### Stated problem
Set down the material below word for word, excluding the pictures.

◇ ◇ ◇ ◇ ◇

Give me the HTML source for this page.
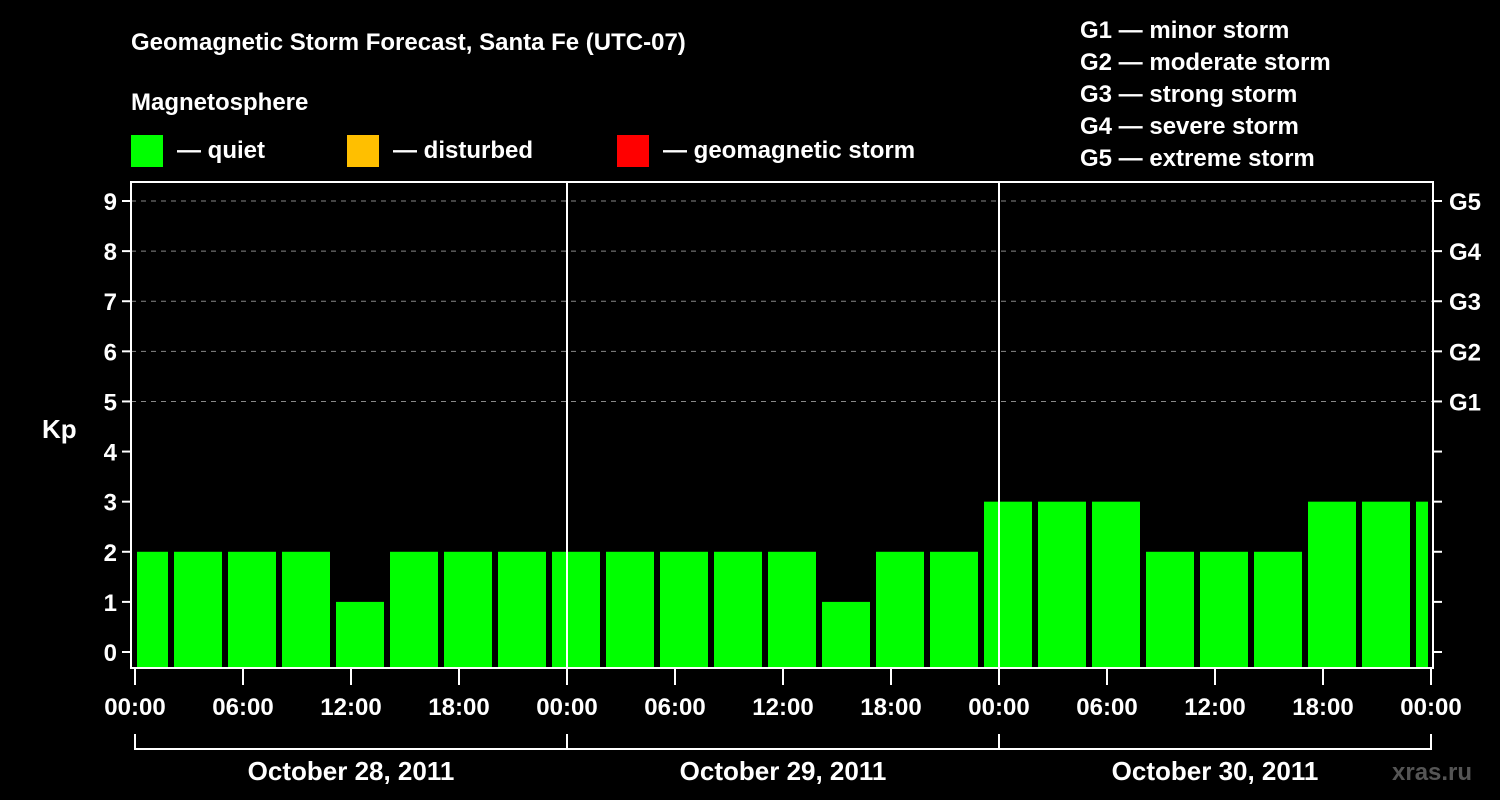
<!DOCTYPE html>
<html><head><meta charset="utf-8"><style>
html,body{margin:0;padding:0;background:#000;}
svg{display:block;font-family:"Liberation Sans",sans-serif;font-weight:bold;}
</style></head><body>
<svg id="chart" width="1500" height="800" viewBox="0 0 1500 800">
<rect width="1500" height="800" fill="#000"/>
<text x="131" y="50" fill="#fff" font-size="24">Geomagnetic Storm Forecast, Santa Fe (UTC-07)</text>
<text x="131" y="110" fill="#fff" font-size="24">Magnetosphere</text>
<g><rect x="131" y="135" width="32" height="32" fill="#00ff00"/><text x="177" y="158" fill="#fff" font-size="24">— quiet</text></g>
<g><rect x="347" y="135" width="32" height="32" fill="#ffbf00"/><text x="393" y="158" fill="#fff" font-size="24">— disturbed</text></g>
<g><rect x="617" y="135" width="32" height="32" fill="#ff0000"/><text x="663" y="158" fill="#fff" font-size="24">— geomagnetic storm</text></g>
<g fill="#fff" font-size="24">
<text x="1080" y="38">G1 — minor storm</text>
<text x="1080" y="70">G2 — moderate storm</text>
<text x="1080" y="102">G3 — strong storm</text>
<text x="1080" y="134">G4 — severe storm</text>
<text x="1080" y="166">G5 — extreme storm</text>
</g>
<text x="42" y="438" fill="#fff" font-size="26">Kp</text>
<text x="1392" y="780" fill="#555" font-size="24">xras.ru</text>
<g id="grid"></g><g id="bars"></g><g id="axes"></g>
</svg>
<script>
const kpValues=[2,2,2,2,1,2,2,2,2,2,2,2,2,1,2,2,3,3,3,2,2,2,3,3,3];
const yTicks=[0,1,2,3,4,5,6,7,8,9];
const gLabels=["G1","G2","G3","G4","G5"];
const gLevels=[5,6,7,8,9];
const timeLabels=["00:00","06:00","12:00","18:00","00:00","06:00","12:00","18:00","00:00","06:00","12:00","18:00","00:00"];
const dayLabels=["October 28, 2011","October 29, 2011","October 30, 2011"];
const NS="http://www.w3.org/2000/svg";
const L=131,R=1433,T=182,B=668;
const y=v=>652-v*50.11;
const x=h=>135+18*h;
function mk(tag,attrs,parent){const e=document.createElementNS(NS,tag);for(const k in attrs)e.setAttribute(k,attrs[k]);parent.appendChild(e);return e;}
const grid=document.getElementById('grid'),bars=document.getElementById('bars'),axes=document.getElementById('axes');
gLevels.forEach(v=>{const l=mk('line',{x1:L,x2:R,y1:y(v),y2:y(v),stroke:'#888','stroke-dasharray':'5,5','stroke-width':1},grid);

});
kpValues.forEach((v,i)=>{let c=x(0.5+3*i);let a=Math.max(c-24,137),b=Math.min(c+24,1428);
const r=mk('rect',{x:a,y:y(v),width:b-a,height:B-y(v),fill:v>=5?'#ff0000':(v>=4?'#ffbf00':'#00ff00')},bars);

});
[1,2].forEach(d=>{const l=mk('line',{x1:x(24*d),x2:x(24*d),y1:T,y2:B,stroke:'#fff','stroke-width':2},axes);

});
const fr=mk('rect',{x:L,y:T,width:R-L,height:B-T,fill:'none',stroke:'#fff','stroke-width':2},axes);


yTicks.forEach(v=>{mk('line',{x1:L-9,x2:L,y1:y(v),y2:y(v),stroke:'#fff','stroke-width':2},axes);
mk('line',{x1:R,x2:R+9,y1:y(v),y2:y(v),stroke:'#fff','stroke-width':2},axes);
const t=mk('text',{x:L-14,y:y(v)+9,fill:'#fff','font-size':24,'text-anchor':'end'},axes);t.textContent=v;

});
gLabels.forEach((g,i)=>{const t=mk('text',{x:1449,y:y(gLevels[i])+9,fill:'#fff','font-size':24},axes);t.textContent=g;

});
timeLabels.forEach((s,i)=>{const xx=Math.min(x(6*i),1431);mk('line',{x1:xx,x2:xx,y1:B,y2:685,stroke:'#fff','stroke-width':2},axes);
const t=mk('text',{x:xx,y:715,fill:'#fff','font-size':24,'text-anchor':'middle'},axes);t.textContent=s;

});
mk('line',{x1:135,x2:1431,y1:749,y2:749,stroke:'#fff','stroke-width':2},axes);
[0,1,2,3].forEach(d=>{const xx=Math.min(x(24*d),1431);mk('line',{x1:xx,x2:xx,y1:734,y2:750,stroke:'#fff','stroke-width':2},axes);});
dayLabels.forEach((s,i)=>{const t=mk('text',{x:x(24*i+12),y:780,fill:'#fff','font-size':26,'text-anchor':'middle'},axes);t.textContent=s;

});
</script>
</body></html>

◇ ◇ ◇ ◇ ◇

### Task result
Give me the HTML source for this page.
<!DOCTYPE html>
<html><head><meta charset="utf-8"><style>
html,body{margin:0;padding:0;background:#000;}
svg{display:block;font-family:"Liberation Sans",sans-serif;font-weight:bold;}
</style></head><body>
<svg id="chart" width="1500" height="800" viewBox="0 0 1500 800">
<rect width="1500" height="800" fill="#000"/>
<text x="131" y="50" fill="#fff" font-size="24">Geomagnetic Storm Forecast, Santa Fe (UTC-07)</text>
<text x="131" y="110" fill="#fff" font-size="24">Magnetosphere</text>
<g><rect x="131" y="135" width="32" height="32" fill="#00ff00"/><text x="177" y="158" fill="#fff" font-size="24">— quiet</text></g>
<g><rect x="347" y="135" width="32" height="32" fill="#ffbf00"/><text x="393" y="158" fill="#fff" font-size="24">— disturbed</text></g>
<g><rect x="617" y="135" width="32" height="32" fill="#ff0000"/><text x="663" y="158" fill="#fff" font-size="24">— geomagnetic storm</text></g>
<g fill="#fff" font-size="24">
<text x="1080" y="38">G1 — minor storm</text>
<text x="1080" y="70">G2 — moderate storm</text>
<text x="1080" y="102">G3 — strong storm</text>
<text x="1080" y="134">G4 — severe storm</text>
<text x="1080" y="166">G5 — extreme storm</text>
</g>
<text x="42" y="438" fill="#fff" font-size="26">Kp</text>
<text x="1392" y="780" fill="#555" font-size="24">xras.ru</text>
<g id="grid"></g><g id="bars"></g><g id="axes"></g>
</svg>
<script>
const kpValues=[2,2,2,2,1,2,2,2,2,2,2,2,2,1,2,2,3,3,3,2,2,2,3,3,3];
const yTicks=[0,1,2,3,4,5,6,7,8,9];
const gLabels=["G1","G2","G3","G4","G5"];
const gLevels=[5,6,7,8,9];
const timeLabels=["00:00","06:00","12:00","18:00","00:00","06:00","12:00","18:00","00:00","06:00","12:00","18:00","00:00"];
const dayLabels=["October 28, 2011","October 29, 2011","October 30, 2011"];
const NS="http://www.w3.org/2000/svg";
const L=131,R=1433,T=182,B=668;
const y=v=>652-v*50.11;
const x=h=>135+18*h;
function mk(tag,attrs,parent){const e=document.createElementNS(NS,tag);for(const k in attrs)e.setAttribute(k,attrs[k]);parent.appendChild(e);return e;}
const grid=document.getElementById('grid'),bars=document.getElementById('bars'),axes=document.getElementById('axes');
gLevels.forEach(v=>{const l=mk('line',{x1:L,x2:R,y1:y(v),y2:y(v),stroke:'#888','stroke-dasharray':'5,5','stroke-width':1},grid);

});
kpValues.forEach((v,i)=>{let c=x(0.5+3*i);let a=Math.max(c-24,137),b=Math.min(c+24,1428);
const r=mk('rect',{x:a,y:y(v),width:b-a,height:B-y(v),fill:v>=5?'#ff0000':(v>=4?'#ffbf00':'#00ff00')},bars);

});
[1,2].forEach(d=>{const l=mk('line',{x1:x(24*d),x2:x(24*d),y1:T,y2:B,stroke:'#fff','stroke-width':2},axes);

});
const fr=mk('rect',{x:L,y:T,width:R-L,height:B-T,fill:'none',stroke:'#fff','stroke-width':2},axes);


yTicks.forEach(v=>{mk('line',{x1:L-9,x2:L,y1:y(v),y2:y(v),stroke:'#fff','stroke-width':2},axes);
mk('line',{x1:R,x2:R+9,y1:y(v),y2:y(v),stroke:'#fff','stroke-width':2},axes);
const t=mk('text',{x:L-14,y:y(v)+9,fill:'#fff','font-size':24,'text-anchor':'end'},axes);t.textContent=v;

});
gLabels.forEach((g,i)=>{const t=mk('text',{x:1449,y:y(gLevels[i])+9,fill:'#fff','font-size':24},axes);t.textContent=g;

});
timeLabels.forEach((s,i)=>{const xx=Math.min(x(6*i),1431);mk('line',{x1:xx,x2:xx,y1:B,y2:685,stroke:'#fff','stroke-width':2},axes);
const t=mk('text',{x:xx,y:715,fill:'#fff','font-size':24,'text-anchor':'middle'},axes);t.textContent=s;

});
mk('line',{x1:135,x2:1431,y1:749,y2:749,stroke:'#fff','stroke-width':2},axes);
[0,1,2,3].forEach(d=>{const xx=Math.min(x(24*d),1431);mk('line',{x1:xx,x2:xx,y1:734,y2:750,stroke:'#fff','stroke-width':2},axes);});
dayLabels.forEach((s,i)=>{const t=mk('text',{x:x(24*i+12),y:780,fill:'#fff','font-size':26,'text-anchor':'middle'},axes);t.textContent=s;

});
</script>
</body></html>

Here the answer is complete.